Johnson plays Jack Bruno, a guy who is trying to stay out of trouble, which means keeping out of the way of some thugs who want him to work for them as he delivers costumed fanboys and an expert in extraterrestrials to a UFO convention. At first he thinks the blonde teenagers with the stiff demeanor and robotic speech patterns are just another pair of nutty nerds. And at first when he is chased by ominous black vehicles he thinks it is just the same thugs he keeps turning down. But he discovers that these are a different kind of thug — they are from one of those mysterious government agencies that act like big bullies all the time. There is also a Terminator-like armored stalker-sort of guy who is after the kids, too. And when you are being chased by bad guys from two different planets, it helps to have a former WWF champion around to open up a can of whup-, um, butt (I said it was a Disney movie).

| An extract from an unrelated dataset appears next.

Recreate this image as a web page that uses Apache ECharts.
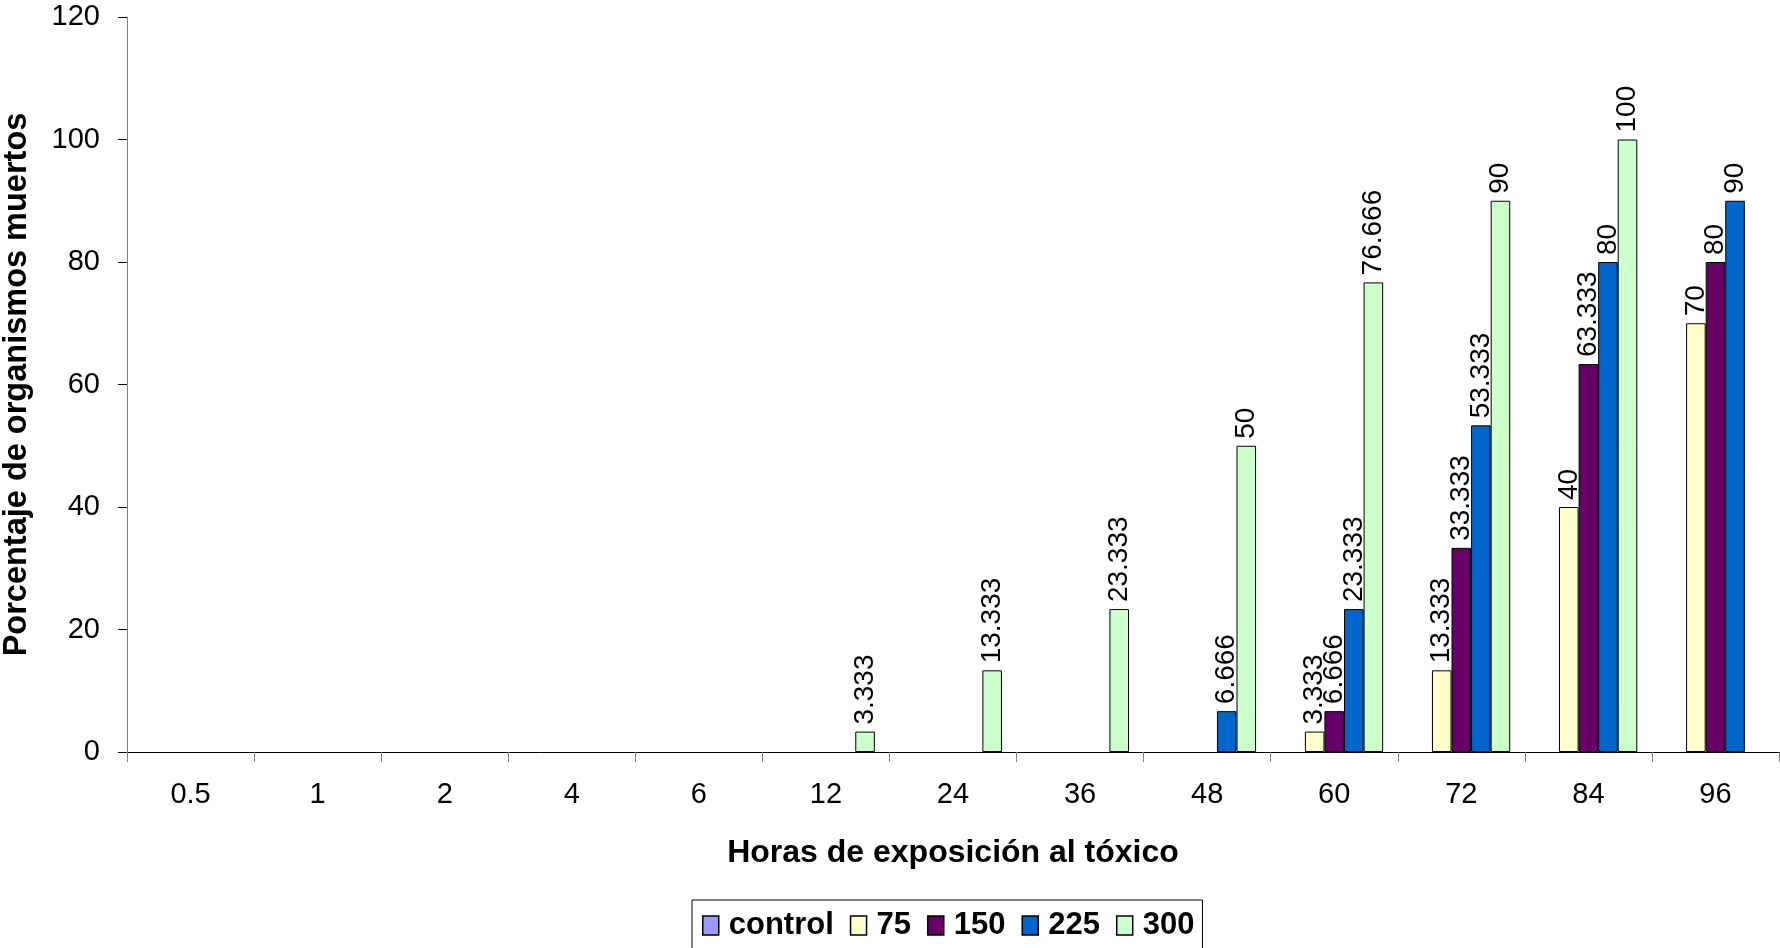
<!DOCTYPE html>
<html>
<head>
<meta charset="utf-8">
<title>Porcentaje de organismos muertos</title>
<script src="https://cdn.jsdelivr.net/npm/echarts@6/dist/echarts.min.js"></script>
<style>
  html, body { margin: 0; padding: 0; background: #ffffff; }
  #chart { width: 1780px; height: 948px; }
</style>
</head>
<body>
<div id="chart"></div>
<script>
// Hours of exposure (categories)
const hours = ['0.5', '1', '2', '4', '6', '12', '24', '36', '48', '60', '72', '84', '96'];

// Mortality (%) per concentration; null = no bar
const control = [0, 0, 0, 0, 0, 0, 0, 0, 0, 0, 0, 0, 0];
const c75  = [0, 0, 0, 0, 0, 0, 0, 0, 0, 3.333, 13.333, 40, 70];
const c150 = [0, 0, 0, 0, 0, 0, 0, 0, 0, 6.666, 33.333, 63.333, 80];
const c225 = [0, 0, 0, 0, 0, 0, 0, 0, 6.666, 23.333, 53.333, 80, 90];
const c300 = [0, 0, 0, 0, 0, 3.333, 13.333, 23.333, 50, 76.666, 90, 100, null];

const seriesNames = ['control', '75', '150', '225', '300'];
const seriesData = [control, c75, c150, c225, c300];
const seriesColors = ['#9999FF', '#FFFFCC', '#660066', '#0066CC', '#CCFFCC'];

const FONT = "'Liberation Sans', Arial, Helvetica, sans-serif";

const chart = echarts.init(document.getElementById('chart'), null, { renderer: 'canvas' });

// zero-height bars get no outline so nothing is drawn on the axis
const toItems = arr => arr.map(v => (v === 0 ? { value: 0, itemStyle: { borderWidth: 0 } } : v));

const series = seriesNames.map((name, i) => ({
  name: name,
  type: 'bar',
  data: toItems(seriesData[i]),
  barGap: '0%',
  barCategoryGap: '23%',
  itemStyle: { color: seriesColors[i], borderColor: '#000000', borderWidth: 1 },
  label: {
    show: true,
    position: 'top',
    rotate: 90,
    align: 'left',
    verticalAlign: 'middle',
    distance: 7,
    fontFamily: FONT,
    fontSize: 28,
    color: '#000000',
    formatter: p => (p.value === 0 || p.value == null) ? '' : String(p.value)
  },
  emphasis: { disabled: true },
  animation: false
}));

chart.setOption({
  backgroundColor: '#ffffff',
  animation: false,
  textStyle: { fontFamily: FONT },
  grid: { left: 127, right: 1, top: 17, bottom: 196, containLabel: false, outerBoundsMode: 'none' },
  legend: {
    data: seriesNames,
    left: 692,
    top: 900,
    orient: 'horizontal',
    padding: [10, 8, 30, 10],
    itemGap: 16,
    itemWidth: 16,
    itemHeight: 19,
    icon: 'rect',
    borderColor: '#000000',
    borderWidth: 1,
    backgroundColor: '#ffffff',
    itemStyle: { borderColor: '#000000', borderWidth: 1.5 },
    textStyle: {
      fontFamily: FONT, fontSize: 31, fontWeight: 'bold', color: '#000000',
      padding: [0, 0, 0, 5]
    },
    selectedMode: false
  },
  xAxis: {
    type: 'category',
    data: hours,
    name: 'Horas de exposición al tóxico',
    nameLocation: 'middle',
    nameGap: 85,
    nameTextStyle: { fontFamily: FONT, fontSize: 32, fontWeight: 'bold', color: '#000000' },
    axisLine: { lineStyle: { color: '#000000', width: 1 } },
    axisTick: { show: true, length: 10, lineStyle: { color: '#808080' } },
    axisLabel: { fontFamily: FONT, fontSize: 29, color: '#000000', margin: 28 },
    splitLine: { show: false }
  },
  yAxis: {
    type: 'value',
    min: 0,
    max: 120,
    interval: 20,
    name: 'Porcentaje de organismos muertos',
    nameLocation: 'middle',
    nameGap: 93,
    nameTextStyle: { fontFamily: FONT, fontSize: 32.5, fontWeight: 'bold', color: '#000000' },
    axisLine: { show: true, lineStyle: { color: '#808080', width: 1 } },
    axisTick: { show: true, length: 9, lineStyle: { color: '#000000' } },
    axisLabel: { fontFamily: FONT, fontSize: 29, color: '#000000', margin: 27 },
    splitLine: { show: false }
  },
  series: series
});
</script>
</body>
</html>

Johnson is the always-appealing heart of the movie, whether he is making a self-deprecatory or skeptical wisecrack or throwing a punch. The kids’ roles are unfortunately all robotic delivery and special effects wizardry, which doesn’t give them much of a personality. I don’t know why it is that movie aliens, whether they look like humans or giant insects, whether they are super-smart or super-scary, never seem to have emotions or senses of humor. It would make them much more interesting and involving as characters. The very talented Carla Gugino does her best with the under-written role of the scientist who researches extra-terrestrial life and Garry Marshall has fun as her nemesis, who never met a conspiracy theory he didn’t adopt, expand, and write a book about and who lines the windows of his RV with aluminum foil. Fans of the original films will enjoy seeing its child actors, Ike Eisenmann and Kim Richards, appearing as a sympathetic sheriff and a waitress. Johnson’s warmth and star power and some cool effects are fun even when the storyline drags a bit, if not enough to make the suggestion for a sequel at the end especially welcome.